### PROBLEM REQUIREMENTS:
Retype the records below from their first line through the line holding "import * as", including both ends and no pictures.

### SUPPLIED DATA:
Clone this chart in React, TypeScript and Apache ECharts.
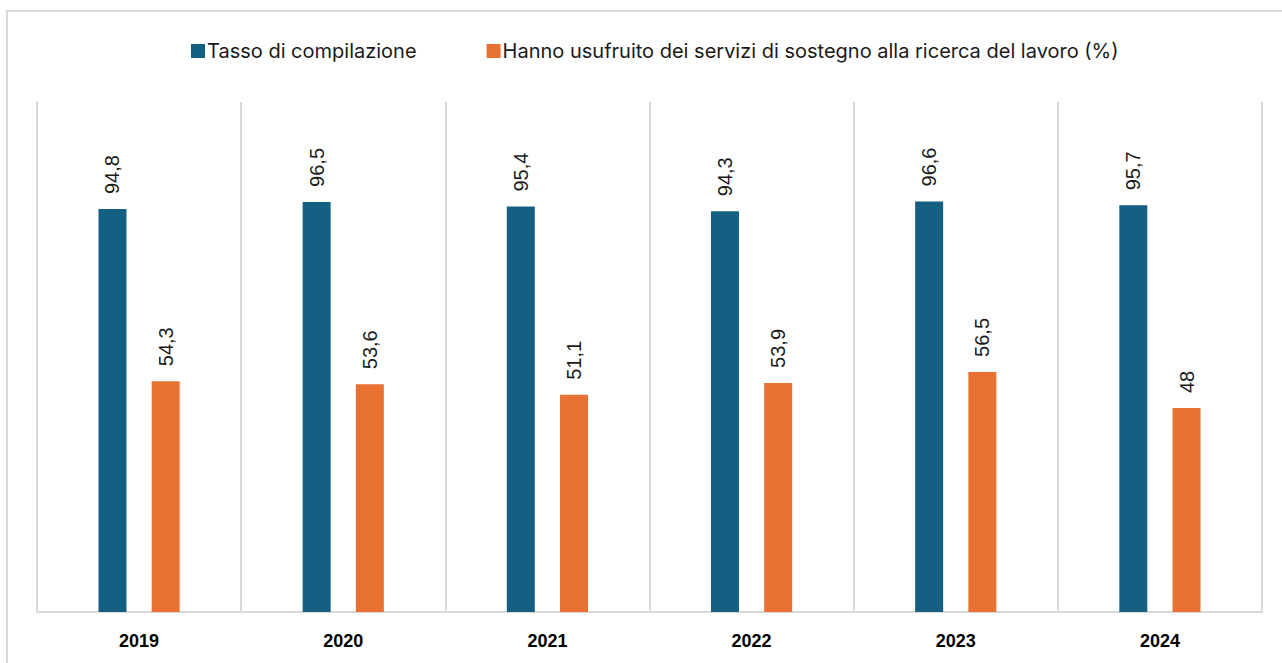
import React, { useEffect, useRef } from "react";
import * as echarts from "echarts";

const categories = ["2019", "2020", "2021", "2022", "2023", "2024"];
const seriesNames = [
  "Tasso di compilazione",
  "Hanno usufruito dei servizi di sostegno alla ricerca del lavoro (%)",
];
const tassoCompilazione = [94.8, 96.5, 95.4, 94.3, 96.6, 95.7];
const servizSostegno = [54.3, 53.6, 51.1, 53.9, 56.5, 48];
const colors = ["#156082", "#E97132"];

export default function App() {
  const ref = useRef<HTMLDivElement>(null);
  useEffect(() => {
    if (!ref.current) return;
    const chart = echarts.init(ref.current, null, { renderer: "svg" });
    const fmt = (p: any) => String(p.value).replace(".", ",");
    const label = {
      show: true,
      position: "top",
      rotate: 90,
      align: "left",
      verticalAlign: "middle",
      distance: 15,
      color: "#1a1a1a",
      fontSize: 20,
      fontFamily: "Liberation Sans, Arial, sans-serif",
      formatter: fmt,
    };
    chart.setOption({
      animation: false,
      color: colors,
      graphic: [
        {
          type: "rect",
          shape: { x: 7, y: 11, width: 1300, height: 700 },
          style: { fill: "none", stroke: "#d9d9d9", lineWidth: 2 },
          silent: true,
          z: -1,
        },
      ],
      legend: {
        data: seriesNames,
        top: 36,
        left: 186,
        itemWidth: 14,
        itemHeight: 14,
        itemGap: 70,
        icon: "rect",
        textStyle: {
          fontSize: 20,
          color: "#1a1a1a",
          fontFamily: "Inter, Noto Sans, sans-serif",
          padding: [0, 0, 0, -3],
        },
      },
      grid: { left: 37, right: 20, top: 102, bottom: 51, containLabel: false },
      xAxis: {
        type: "category",
        data: categories,
        axisLine: { show: true, lineStyle: { color: "#d9d9d9", width: 2 } },
        axisTick: { show: false },
        splitLine: { show: true, lineStyle: { color: "#d9d9d9", width: 2 } },
        axisLabel: {
          fontSize: 18,
          fontWeight: "bold",
          color: "#000",
          margin: 20,
          fontFamily: "Liberation Sans, Arial, sans-serif",
        },
      },
      yAxis: {
        type: "value",
        min: 0,
        max: 120,
        show: true,
        axisLine: { show: true, lineStyle: { color: "#d9d9d9", width: 2 } },
        axisLabel: { show: false },
        axisTick: { show: false },
        splitLine: { show: false },
      },
      series: [
        {
          name: seriesNames[0],
          type: "bar",
          data: tassoCompilazione,
          barWidth: 28,
          barGap: "90%",
          label,
        },
        {
          name: seriesNames[1],
          type: "bar",
          data: servizSostegno,
          barWidth: 28,
          label,
        },
      ],
    });
    return () => chart.dispose();
  }, []);
  return (
    <div
      ref={ref}
      style={{ position: "fixed", left: 0, top: 0, width: 1282, height: 663, background: "#fff" }}
    />
  );
}
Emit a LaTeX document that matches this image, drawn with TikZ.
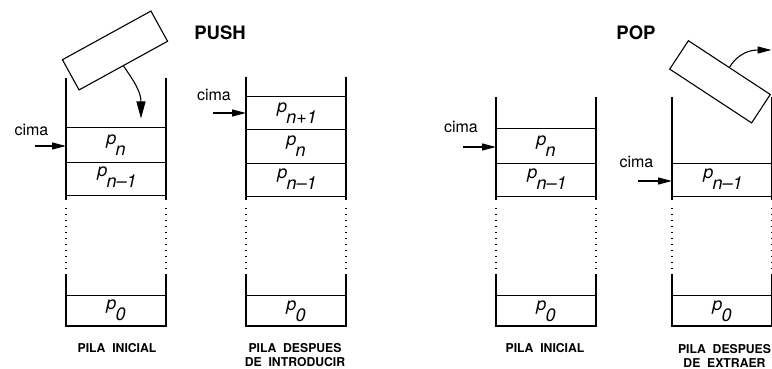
\documentclass[tikz,border=0pt]{standalone}
\usepackage{fontspec}
\setmainfont{TeX Gyre Heros}
\usetikzlibrary{arrows.meta,calc}
\tikzset{
  wall/.style={line width=1.1pt},
  sepline/.style={line width=1pt},
  dotwall/.style={line width=1.1pt, dash pattern=on 1pt off 5pt},
  cimaarrow/.style={line width=1.1pt,-{Triangle[length=14pt,width=7pt]}},
  lbl/.style={font=\fontsize{18}{18}\selectfont\itshape, inner sep=0pt},
  capt/.style={font=\fontsize{12.2}{14}\selectfont\bfseries, align=center, inner sep=0pt},
  ttl/.style={font=\fontsize{18.5}{18.5}\selectfont\bfseries, inner sep=0pt},
  cimatxt/.style={font=\fontsize{16}{16}\selectfont, inner sep=0pt},
  block/.style={draw, line width=1.1pt, inner sep=0pt}
}
\newcommand\pl[1]{p\kern-0.8pt\raisebox{-11pt}{#1}}
\newcommand\drawpila[2]{% #1 left x, #2 top y
  \draw[wall] (#1,#2) -- (#1,200) (#1+100,#2) -- (#1+100,200);
  \draw[dotwall] (#1,208) -- (#1,270) (#1+100,208) -- (#1+100,270);
  \draw[wall] (#1,274) -- (#1,326) -- (#1+100,326) -- (#1+100,274);
  \draw[sepline] (#1,295.5) -- (#1+100,295.5);
}
\begin{document}
\begin{tikzpicture}[x=1pt,y=-1pt]
\useasboundingbox (0,0) rectangle (772,369);

% titles
\node[ttl] (push) at (220,33) {PUSH};
\node[ttl] (pop) at (636,33) {POP};

% ---------- stack 1 ----------
\drawpila{66}{78}
\foreach \yy in {128,162,195} \draw[sepline] (66,\yy) -- (166,\yy);
\node[lbl] (s1a) at (116,145) {\pl{n}};
\node[lbl] (s1b) at (117,177.5) {\pl{n–1}};
\node[lbl] (s1z) at (116,310.5) {\pl{0}};
\node[cimatxt] (c1) at (31.5,130) {cima};
\coordinate (a1s) at (35,146); \coordinate (a1e) at (66,146);
\draw[cimaarrow] (a1s) -- (a1e);
\node[capt] (l1) at (117,348) {PILA\ \ INICIAL};

% falling block
\node[block, minimum width=101pt, minimum height=34.5pt, rotate=28.8] (r1) at (115,50.5) {};
\coordinate (t1) at (141,118.5);
\draw[line width=1.1pt,-{Triangle[length=17pt,width=9pt]}] (r1.south) .. controls (134,81) and (141,92) .. (t1);

% ---------- stack 2 ----------
\drawpila{246}{77}
\foreach \yy in {97,130,163,196} \draw[sepline] (246,\yy) -- (346,\yy);
\node[lbl] (s2a) at (297,113.5) {\pl{n+1}};
\node[lbl] (s2b) at (296,146.5) {\pl{n}};
\node[lbl] (s2c) at (297,179) {\pl{n–1}};
\node[lbl] (s2z) at (296,311) {\pl{0}};
\node[cimatxt] (c2) at (214,95) {cima};
\coordinate (a2s) at (213,113); \coordinate (a2e) at (246,113);
\draw[cimaarrow] (a2s) -- (a2e);
\node[capt] (l2) at (295,355.5) {PILA\ \ DESPUES\\DE\ \ INTRODUCIR};

% ---------- stack 3 ----------
\drawpila{496}{97}
\foreach \yy in {129,163,196} \draw[sepline] (496,\yy) -- (596,\yy);
\node[lbl] (s3a) at (546,146) {\pl{n}};
\node[lbl] (s3b) at (547,179) {\pl{n–1}};
\node[lbl] (s3z) at (546,311) {\pl{0}};
\node[cimatxt] (c3) at (461,127) {cima};
\coordinate (a3s) at (463,147); \coordinate (a3e) at (496,147);
\draw[cimaarrow] (a3s) -- (a3e);
\node[capt] (l3) at (545,348) {PILA\ \ INICIAL};

% ---------- stack 4 ----------
\drawpila{672}{97}
\foreach \yy in {163,196} \draw[sepline] (672,\yy) -- (772,\yy);
\node[lbl] (s4b) at (723,179) {\pl{n–1}};
\node[lbl] (s4z) at (722,311) {\pl{0}};
\node[cimatxt] (c4) at (636.5,162) {cima};
\coordinate (a4s) at (638,181); \coordinate (a4e) at (672,181);
\draw[cimaarrow] (a4s) -- (a4e);
\node[capt] (l4) at (724.5,355.5) {PILA\ \ DESPUES\\DE\ \ EXTRAER};

% leaving block
\node[block, minimum width=98pt, minimum height=34pt, rotate=-33.3] (r2) at (720,81.8) {};
\coordinate (t2) at (771.5,50);
\draw[line width=1.1pt,-{Triangle[length=14pt,width=7pt]}] (r2.north) .. controls (735,58) and (745,50) .. (t2);
\end{tikzpicture}
\end{document}
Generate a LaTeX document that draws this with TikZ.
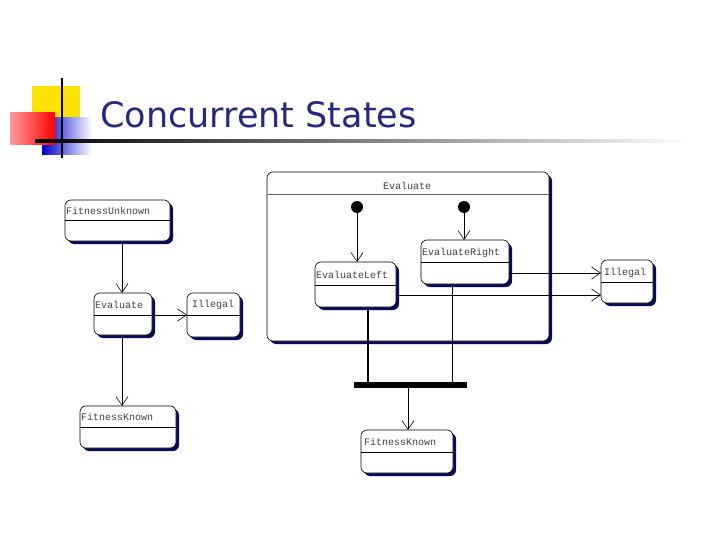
\documentclass[tikz,border=0pt]{standalone}
\usepackage{fontspec}
\setmainfont{DejaVu Sans}
\newfontfamily\monof{Liberation Mono}
\usetikzlibrary{arrows.meta,shadows}
\definecolor{navy}{RGB}{40,40,130}
\definecolor{shd}{RGB}{10,10,90}
\tikzset{
 st/.style={draw=black,line width=0.6pt,fill=white,rounded corners=6pt,drop shadow={shadow xshift=3pt,shadow yshift=-3pt,fill=shd,opacity=1}},
 lbl/.style={font=\monof\fontsize{10}{10}\selectfont,anchor=west,inner sep=1pt,text=black!75},
 ar/.style={-{Straight Barb[length=9pt,width=12pt]},line width=0.6pt},
}
\begin{document}
\begin{tikzpicture}[x=1pt,y=-1pt]
\useasboundingbox (0,0) rectangle (720,540);
% logo
\fill[yellow!85!orange] (32,86) rectangle (80,125);
\shade[left color=blue!80!black,right color=white] (42,118) rectangle (92,155);
\shade[left color=red!40,right color=red] (10,113) rectangle (55,145);
\draw[line width=2pt] (62,78) -- (62,158);
\shade[left color=black,right color=white] (35,140) rectangle (690,142.5);
\node[anchor=base west,text=navy,font=\fontsize{35}{35}\selectfont,inner sep=0] (title) at (100,128) {Concurrent States};
% left diagram
\draw[st] (65,200) rectangle (170,241); \draw (65,220) -- (170,220);
\node[lbl] (fu) at (65,211) {FitnessUnknown};
\coordinate (fuB) at (122,241);
\draw[st] (94,293) rectangle (152,335); \draw (94,315) -- (152,315);
\node[lbl] (ev) at (94,305) {Evaluate};
\coordinate (evT) at (122,293); \coordinate (evB) at (122,335); \coordinate (evR) at (152,315);
\draw[st] (187,293) rectangle (240,337); \draw (187,315) -- (240,315);
\node[lbl] (il) at (191,305) {Illegal};
\coordinate (ilL) at (187,315);
\draw[st] (80,406) rectangle (176,448); \draw (80,427) -- (176,427);
\node[lbl] (fk) at (80,417) {FitnessKnown};
\coordinate (fkT) at (122,406);
\draw[ar] (fuB) -- (evT);
\draw[ar] (evR) -- (ilL);
\draw[ar] (evB) -- (fkT);
% right diagram
\draw[st] (267,172) rectangle (549,341); \draw[black!60] (267,194) -- (549,194);
\node[lbl] (bev) at (382,186) {Evaluate};
\fill (357,207) circle (6); \fill (464,207) circle (6);
\coordinate (i1) at (357,207); \coordinate (i2) at (464,207);
\draw[st] (315,262) rectangle (396,307); \draw (315,285) -- (396,285);
\node[lbl] (el) at (315,275) {EvaluateLeft};
\draw[st] (421,240) rectangle (509,284); \draw (421,262) -- (509,262);
\node[lbl] (er) at (421,253) {EvaluateRight};
\draw[st] (601,260) rectangle (653,303); \draw (601,282) -- (653,282);
\node[lbl] (il2) at (603,273) {Illegal};
\draw[ar] (i1) -- (357,262);
\draw[ar] (i2) -- (464,240);
\coordinate (erR) at (509,273); \coordinate (ilA) at (601,273);
\coordinate (elR) at (396,295); \coordinate (ilB) at (601,295);
\draw[ar] (erR) -- (ilA);
\draw[ar] (elR) -- (ilB);
\fill (354,382) rectangle (467,388);
\coordinate (b1) at (368,382); \coordinate (b2) at (452,382); \coordinate (b3) at (408,388);
\draw[line width=1.5pt] (368,307) -- (b1);
\draw[line width=0.6pt] (452,284) -- (b2);
\draw[st] (361,430) rectangle (453,473); \draw (361,452) -- (453,452);
\node[lbl] (fk2) at (363,442) {FitnessKnown};
\draw[ar] (b3) -- (408,430);
\end{tikzpicture}
\end{document}
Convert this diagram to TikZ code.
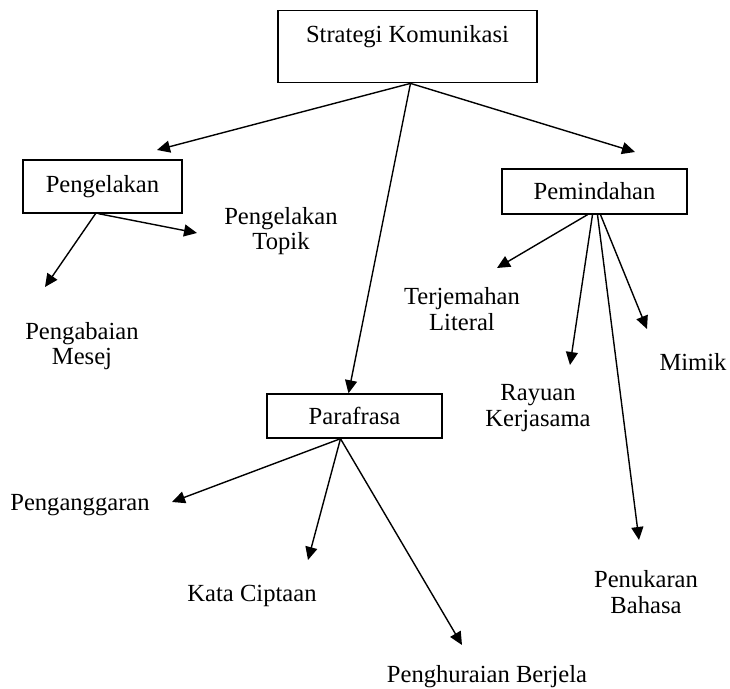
\documentclass[tikz,border=0pt]{standalone}
\usepackage{fontspec}
\setmainfont{Liberation Serif}
\usetikzlibrary{arrows.meta,calc}

\begin{document}
\begin{tikzpicture}[
    x=0.5pt, y=-0.5pt,
    box/.style={draw, line width=0.7pt, inner sep=0pt, align=center, font=\fontsize{12.3}{12.8}\selectfont},
    lbl/.style={align=center, inner sep=0pt, font=\fontsize{12.3}{12.8}\selectfont},
    arr/.style={-{Triangle[length=6.5pt, width=6pt]}, line width=0.7pt}
]
\useasboundingbox (0,0) rectangle (730,689);
\node[box, anchor=north, minimum width=129.5pt, text height=15.75pt, text depth=20.25pt] (strat) at (407.5,10) {Strategi Komunikasi};
\node[box, minimum width=79.5pt, minimum height=26.5pt] (pgl) at (102.5,186.5) {Pengelakan};
\node[box, minimum width=92.5pt, minimum height=22.5pt] (pmd) at (594.5,191.5) {Pemindahan};
\node[box, minimum width=87.5pt, minimum height=22pt] (para) at (354.5,416) {Parafrasa};

\node[lbl] (topik) at (281,231) {Pengelakan\\Topik};
\node[lbl] (mesej) at (82,346) {Pengabaian\\Mesej};
\node[lbl] (literal) at (462,309) {Terjemahan\\Literal};
\node[lbl] (mimik) at (693,362) {Mimik};
\node[lbl] (rayuan) at (538,408) {Rayuan\\Kerjasama};
\node[lbl] (bahasa) at (646,592) {Penukaran\\Bahasa};
\node[lbl] (anggar) at (80,505) {Penganggaran};
\node[lbl] (cipta) at (252,596) {Kata Ciptaan};
\node[lbl] (jela) at (487,677) {Penghuraian Berjela};

\coordinate (tpgl) at (157,150);
\coordinate (tpmd) at (635,152);
\coordinate (ttopik) at (197,233);
\coordinate (tmesej) at (45,287);
\coordinate (tliteral) at (497,268);
\coordinate (trayuan) at (570,365);
\coordinate (tbahasa) at (639,540);
\coordinate (tmimik) at (647,329);
\coordinate (tanggar) at (172,502);
\coordinate (tcipta) at (308,560);
\coordinate (tjela) at (462,645);

\draw[arr] ($(strat.south)+(3,0)$) -- (tpgl);
\draw[arr] ($(strat.south)+(3,0)$) -- ($(para.north)+(-6,0)$);
\draw[arr] ($(strat.south)+(3,0)$) -- (tpmd);
\draw[arr] ($(pgl.south)+(-7,0)$) -- (tmesej);
\draw[arr] ($(pgl.south)+(-4,0)$) -- (ttopik);
\draw[arr] ($(pmd.south)+(-7,0)$) -- (tliteral);
\draw[arr] ($(pmd.south)+(-2,0)$) -- (trayuan);
\draw[arr] ($(pmd.south)+(3,0)$) -- (tbahasa);
\draw[arr] ($(pmd.south)+(6,0)$) -- (tmimik);
\draw[arr] ($(para.south)+(-14,0)$) -- (tanggar);
\draw[arr] ($(para.south)+(-14,0)$) -- (tcipta);
\draw[arr] ($(para.south)+(-14,0)$) -- (tjela);
\end{tikzpicture}
\end{document}
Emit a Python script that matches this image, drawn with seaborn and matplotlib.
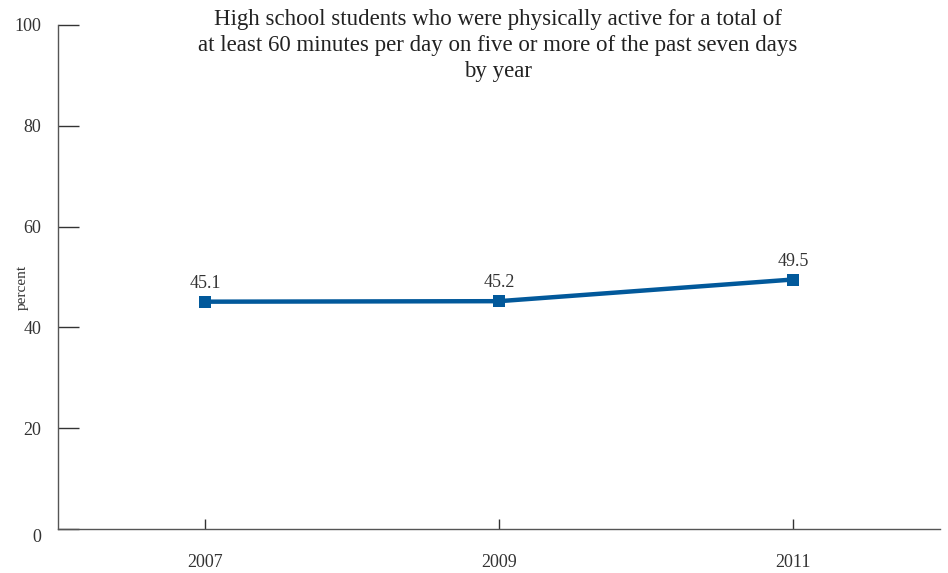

### TASK OUTPUT:
Clone this chart in React, TypeScript and Apache ECharts.
import React, { useEffect, useRef } from "react";
import * as echarts from "echarts";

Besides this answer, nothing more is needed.